Nous courons ensemble dans le parc. La joie est parmi nous, une neige folle est sous nos pieds (pattes). Elle crée un moment féérique. Je lâche la laisse et l’invite à courir comme jamais dans cette neige qui lui est offerte… Il saute, il creuse, il se retourne et il se frotte. Oh oui! Il se frotte dans cette neige. De petites pensées traversent mon esprit : «C’est bien mon chien, continue, ça va te laver un peu » ou « Épuise-toi mon chéri, dès que nous allons rentrer, tu dormiras. »

Je vais tout de même le rejoindre. Je cours avec lui. Je lui offre même un biscuit que j’avais dans la poche de mon manteau.

C’est bien de s’amuser, mais j’ai un deadline pour demain. « Aller mon chien, on rentre. » On revient tranquillement, il sent tout sur son passage, la vie est belle, nous sommes heureux.

Et hop.

On entre, on essuie les pattes et il part boire de l’eau.

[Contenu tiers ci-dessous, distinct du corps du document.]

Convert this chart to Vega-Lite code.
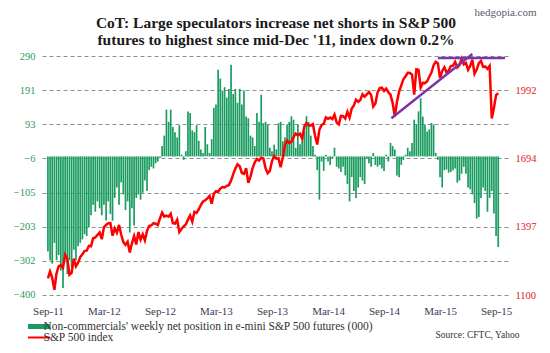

Je touche, je retouche, encore et encore… les poches de mon manteau. NON! Panique, mon rythme cardiaque augmente. Mon petit bâtard revient, croit que je veux encore jouer. Je regarde partout, sous les bottes, dans les bottes, je retourne mes poches dans tous les sens, je regarde dans ma tuque, dans mes gants, sous le chien… Mon iPhone n’est pas là.

Je remets mes bottes, et tout mon attirail. Je ressors en courant, mais cette fois sans joie… je regarde dans tous les coins, je refais le trajet en entier et rien. Que du blanc aucun petit carré noir, pourtant j’avais bien pratiqué ma chasse. Depuis des jours et des heures que je regarde des formes floues semblables à cette neige folle qui se trouve devant moi. Mais non, rien de rien, pas de pixels noirs grossis à 400 % dans cette masse blanche.

Je rentre triste, je me sens nue, pourtant je porte beaucoup de vêtements, mais le sentiment reste. Je suis nue.

Entre temps, pour se faire plaisir mon petit bâtard a décidé de se créer sa propre neige dans la maison. Il déchiquète des tonnes de mouchoirs et de papiers, pris allégrement dans les poubelles.

Désespérée, je retourne chasser dans mon bureau. Qui sait, je vais peut-être apercevoir mon iPhone dans cette masse de couleurs… Bruno, le chien finira par venir me lancer sa balle, et me montrer avec fierté son nouveau manteau fait de boules de papiers.